Virginia Governor Signs Bill Giving Students Day Off to Attend Protests

March 15, 2021 Updated: March 15, 2021

Virginia Gov. Ralph Northam has signed a bill into law that gives students across the state an excused absence when they use it to “engage in a civic or political event,” such as a protest.

Fairfax County Public Schools, the largest public school system in Virginia, began giving students from 7th-12th grade a day off to protest in January 2020.

House Bill 1940, which was signed by Northam, a Democrat, last Friday, seeks to expand Fairfax’s policy statewide. It directs the Virginia Department of Education to establish guidelines that grant more than 680,000 middle and high school students in over 130 school systems access to one excused absence every year for a protest they may want to attend.

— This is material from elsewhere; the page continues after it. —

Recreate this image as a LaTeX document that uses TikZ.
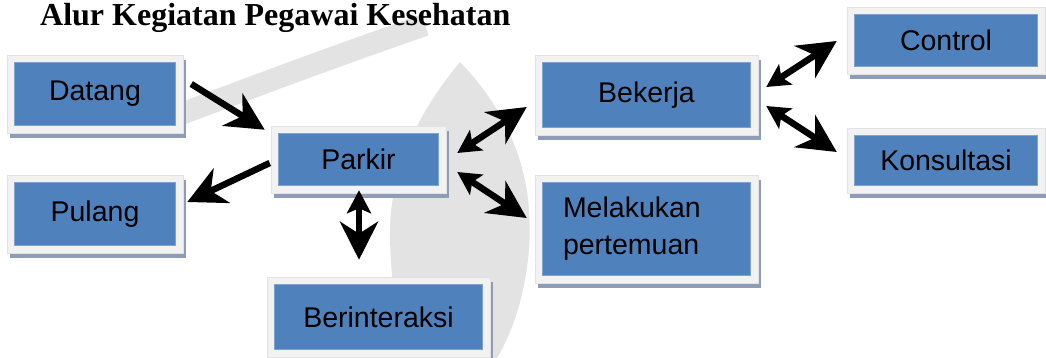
\documentclass[tikz,border=0pt]{standalone}
\usepackage{fontspec}
\setmainfont{Liberation Sans}
\newfontfamily\titlefont{Liberation Serif}
\usetikzlibrary{arrows.meta,shadows}

\definecolor{boxblue}{HTML}{4F81BD}
\definecolor{boxedge}{HTML}{7FA2D0}
\definecolor{framegray}{HTML}{F2F2F2}
\definecolor{frameedge}{HTML}{E2E2E2}
\definecolor{shadowgray}{HTML}{8E9DB5}
\definecolor{markgray}{HTML}{E3E3E3}

\tikzset{
  panel/.style={fill=framegray, draw=frameedge, line width=0.5pt, inner sep=0pt,
    font=\fontsize{28.5}{37}\selectfont, text=black,
    drop shadow={shadow xshift=3pt, shadow yshift=-5pt, fill=shadowgray, opacity=1},
    path picture={\fill[boxblue, draw=boxedge, line width=0.8pt]
      ([shift={(7.5pt,-7.5pt)}]path picture bounding box.north west) rectangle
      ([shift={(-7.5pt,7.5pt)}]path picture bounding box.south east);}},
  bigtip/.tip={Stealth[length=38pt,width=38pt,inset=12pt]},
  smalltip/.tip={Stealth[length=23pt,width=24pt,inset=5pt]},
  onearrow/.style={line width=6.5pt, -bigtip},
  twoarrow/.style={line width=6.5pt, smalltip-bigtip},
}

\begin{document}
\begin{tikzpicture}[x=1pt, y=-1pt]
  \useasboundingbox (0,0) rectangle (1046,358);

  % faint emblem in the background: a pointed leaf in the middle
  \fill[markgray] (460,62) .. controls (420,110) and (388,170) .. (390,240)
    .. controls (392,300) and (400,340) .. (405,358) -- (497,358)
    .. controls (520,320) and (533,262) .. (529,210)
    .. controls (525,150) and (497,100) .. (460,62) -- cycle;
  % and a slanted band on its left
  \draw[markgray, line width=22pt] (165,120) .. controls (250,88) and (330,58) .. (425,25);

  % title
  \node[anchor=base west, inner sep=0pt, font=\titlefont\bfseries\fontsize{32}{36}\selectfont]
    (title) at (40,26) {Alur Kegiatan Pegawai Kesehatan};

  % activity boxes
  \node[panel, minimum width=176pt, minimum height=78pt] (datang) at (95,94) {Datang};
  \node[panel, minimum width=176pt, minimum height=78pt] (pulang) at (95,214) {Pulang};
  \node[panel, minimum width=175pt, minimum height=67pt] (parkir) at (358.5,159.5) {Parkir};
  \node[panel, minimum width=223pt, minimum height=80pt] (bekerja) at (646.5,95) {Bekerja};
  \node[panel, minimum width=223pt, minimum height=108pt, text width=167pt, align=left]
    (pertemuan) at (646.5,229) {Melakukan\\pertemuan};
  \node[panel, minimum width=198pt, minimum height=67pt] (control) at (946,40.5) {Control};
  \node[panel, minimum width=198pt, minimum height=65pt] (konsultasi) at (946,160.5) {Konsultasi};
  \node[panel, minimum width=223pt, minimum height=80pt] (interaksi) at (378.5,317) {Berinteraksi};

  % connectors
  \draw[onearrow] ([shift={(8,-10)}]datang.east) -- ([shift={(-6,4)}]parkir.north west);
  \draw[onearrow] ([shift={(-1,3.5)}]parkir.west) -- ([shift={(4,-12)}]pulang.east);
  \draw[twoarrow] ([shift={(11,-6.5)}]parkir.east) -- ([shift={(-8,12)}]bekerja.west);
  \draw[twoarrow] ([shift={(11,12.5)}]parkir.east) -- ([shift={(-8,-11)}]pertemuan.west);
  \draw[twoarrow] ([shift={(0.5,-3)}]parkir.south) -- ([shift={(-19.5,-17)}]interaksi.north);
  \draw[twoarrow] ([shift={(8,-8)}]bekerja.east) -- ([shift={(-10,0.5)}]control.west);
  \draw[twoarrow] ([shift={(8,11)}]bekerja.east) -- ([shift={(-10,-8.5)}]konsultasi.west);
\end{tikzpicture}
\end{document}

“Having them be engaged in the civic process will make us all better citizens and it was great to have young Republicans, young Democrats and teachers coming together to work on this bill,” said Democratic state Del. Sam Rasoul, who sponsored the bill.

Republican state Del. Wendell Walker voted against the bill, arguing that students shouldn’t engage in politics at the expense of their school time.

“How many days are we going to give them out of school?” Walker said, reported local ABC affiliate WSET. “Young people go to school for a reason. That is to get an education and exposure.”

Fairfax’s time-off-for-student-protests policy caused a controversy when it was first proposed in 2019. Critics argue that the policy potentially undermines the primary purpose of school and can be easily abused as an excuse to skip school, while supporters say that the policy helps students become engaged citizens who understand current events and social issues.

Conservatives have expressed concerns that the policy would become yet another opportunity for liberal teachers to advance liberal causes among young students who barely understand the social and political issues being protested. A 2018 Gallup poll suggested that the urge to participate or organize a public demonstration is almost three times higher in Americans who identify as liberals than their conservative counterparts, meaning that a student is more likely to use the day off to attend a protest for a liberal cause than a conservative one.

Fairfax School Board member Ryan McElveen, who came up with the policy, dismissed such concerns. He told The Washington Post last month that the policy doesn’t favor of any side of the political aisle.

“The fact that it’s now come together across the political aisle is exactly what I would have hoped for,” McElveen said, reported the Post. “The point I tried to make a year-plus ago … is that this is not for liberal causes or conservative causes—it’s for all causes.”